# Slice of Life



## Astrayl (Dec 26, 2016)

If anyone is interested. Reply here I suppose.

Sfw With a story line.


----------



## Xaroin (Dec 26, 2016)

I want a slice


----------



## Astrayl (Dec 26, 2016)

Xaroin said:


> I want a slice



Toriel hands out pie slices occasionally at the bake sale. :v


----------



## Xaroin (Dec 26, 2016)

Astrayl said:


> Toriel hands out pie slices occasionally at the bake sale. :v


Wait, is it an undertale RP?


----------



## Jin-Lust-4-Sin (Dec 26, 2016)

Astrayl said:


> If anyone is interested.
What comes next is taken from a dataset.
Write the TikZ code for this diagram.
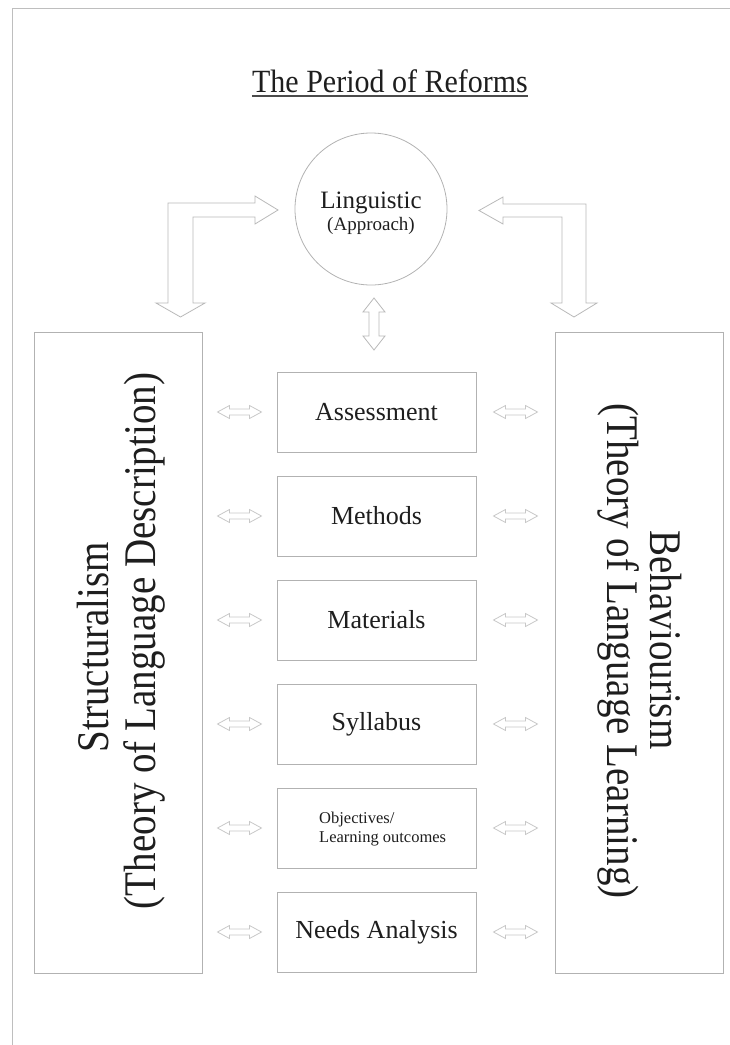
\documentclass[tikz,border=0pt]{standalone}
\usepackage{fontspec}
\setmainfont{Liberation Serif}
\usetikzlibrary{calc}
\definecolor{boxgray}{RGB}{178,178,178}
\definecolor{arrgray}{RGB}{185,185,185}
\definecolor{smallgray}{RGB}{200,200,200}
\definecolor{pagegray}{RGB}{190,190,190}
\definecolor{txt}{RGB}{30,30,30}
\tikzset{
  sidebox/.style={draw=boxgray, line width=0.9pt, rectangle, minimum width=168pt, minimum height=641pt, inner sep=0pt},
  midbox/.style={draw=boxgray, line width=0.9pt, rectangle, minimum width=199pt, minimum height=80pt, inner sep=0pt, text=txt, font=\fontsize{26}{30}\selectfont},
  blockarrow/.style={draw=arrgray, line width=0.8pt, fill=white, line join=miter},
  smallarrow/.style={draw=smallgray, line width=0.8pt, fill=white, line join=miter},
  sidetext/.style={inner sep=0pt, anchor=base, text=txt, font=\fontsize{39}{45}\selectfont},
  lbl/.style={inner sep=0pt, text=txt},
}
\begin{document}
\begin{tikzpicture}[x=1pt, y=-1pt]
\useasboundingbox (0,0) rectangle (730,1045);
% page border lines
\draw[pagegray, line width=0.9pt] (730,8) -- (12,8) -- (12,1045);

% title
\node[lbl, anchor=base, font=\fontsize{30}{34}\selectfont] (title) at (390,92) {\scalebox{1}[1.08]{The Period of Reforms}};
\draw[txt!80, line width=1.2pt] ($(title.base west)+(0,4)$) -- ($(title.base east)+(0,4)$);

% circle
\node[draw=boxgray, line width=0.8pt, circle, minimum size=152pt, inner sep=0pt] (C) at (371,209) {};
\node[lbl, anchor=base, font=\fontsize{25}{28}\selectfont] (ling) at (371,208) {Linguistic};
\node[lbl, anchor=base, font=\fontsize{19}{22}\selectfont] (appr) at (371,230) {(Approach)};

% side boxes
\node[sidebox] (L) at (118,652.5) {};
\node[sidebox] (R) at (639,652.5) {};
\node[sidetext, rotate=90] (ls1) at (108,647) {\scalebox{1}[1.16]{Structuralism}};
\node[sidetext, rotate=90] (ls2) at (155,641) {\scalebox{1}[1.16]{(Theory of Language Description)}};
\node[sidetext, rotate=-90] (rs1) at (650,640) {\scalebox{1}[1.16]{Behaviourism}};
\node[sidetext, rotate=-90] (rs2) at (607,651) {\scalebox{1}[1.16]{(Theory of Language Learning)}};

% middle boxes
\node[midbox] (A)  at (376.5,412) {Assessment};
\node[midbox] (Me) at (376.5,516) {Methods};
\node[midbox] (Ma) at (376.5,620) {Materials};
\node[midbox] (S)  at (376.5,724) {Syllabus};
\node[midbox] (O)  at (376.5,828) {};
\node[midbox] (N)  at (376.5,932) {Needs Analysis};
\node[lbl, anchor=base west, font=\fontsize{16.5}{19}\selectfont] (o1) at (319,823) {Objectives/};
\node[lbl, anchor=base west, font=\fontsize{16.5}{19}\selectfont] (o2) at (319,842) {Learning outcomes};

% small double arrows
\foreach \n in {A,Me,Ma,S,O,N}{
  \coordinate (la\n) at ($(L.east |- \n)!0.5!(\n.west)$);
  \coordinate (ra\n) at ($(\n.east)!0.5!(R.west |- \n)$);
  \foreach \c in {la\n,ra\n}{
    \draw[smallarrow] (\c) ++(-22,0) -- ++(12,-6.5) -- ++(0,3.5) -- ++(20,0) -- ++(0,-3.5)
      -- ++(12,6.5) -- ++(-12,6.5) -- ++(0,-3.5) -- ++(-20,0) -- ++(0,3.5) -- cycle;
  }
}

% vertical double arrow below circle
\coordinate (vtop) at (374,298);
\draw[blockarrow] (vtop) -- ++(11,14) -- ++(-6,0) -- ++(0,24) -- ++(6,0) -- ++(-11,14)
  -- ++(-11,-14) -- ++(6,0) -- ++(0,-24) -- ++(-6,0) -- cycle;

% left L-shaped arrow
\coordinate (ltip) at (278,210);
\draw[blockarrow] (168,203) -- (255,203) -- (255,196) -- (ltip) -- (255,224) -- (255,217)
  -- (193,217) -- (193,303) -- (205,303) -- (180.5,317) -- (156,303) -- (168,303) -- cycle;

% right L-shaped arrow
\coordinate (rtip) at (479,210.5);
\draw[blockarrow] (586,204) -- (503,204) -- (503,197) -- (rtip) -- (503,224) -- (503,217)
  -- (562,217) -- (562,303) -- (551,303) -- (574,317) -- (597,303) -- (586,303) -- cycle;
\end{tikzpicture}
\end{document}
Reply here I suppose.
> 
> Sfw With a story line.


Slice-of-life RP, my favorite


----------



## Azrion/Zhalo (Dec 26, 2016)




----------



## Jin-Lust-4-Sin (Dec 26, 2016)

Azrion/Zhalo said:


> View attachment 15843


I hate you so much omg


----------



## TheOneRealPotato (Dec 27, 2016)

Jin-Lust-4-Sin said:


> I hate you so much omg


cool

I may join in, dunno yet.


----------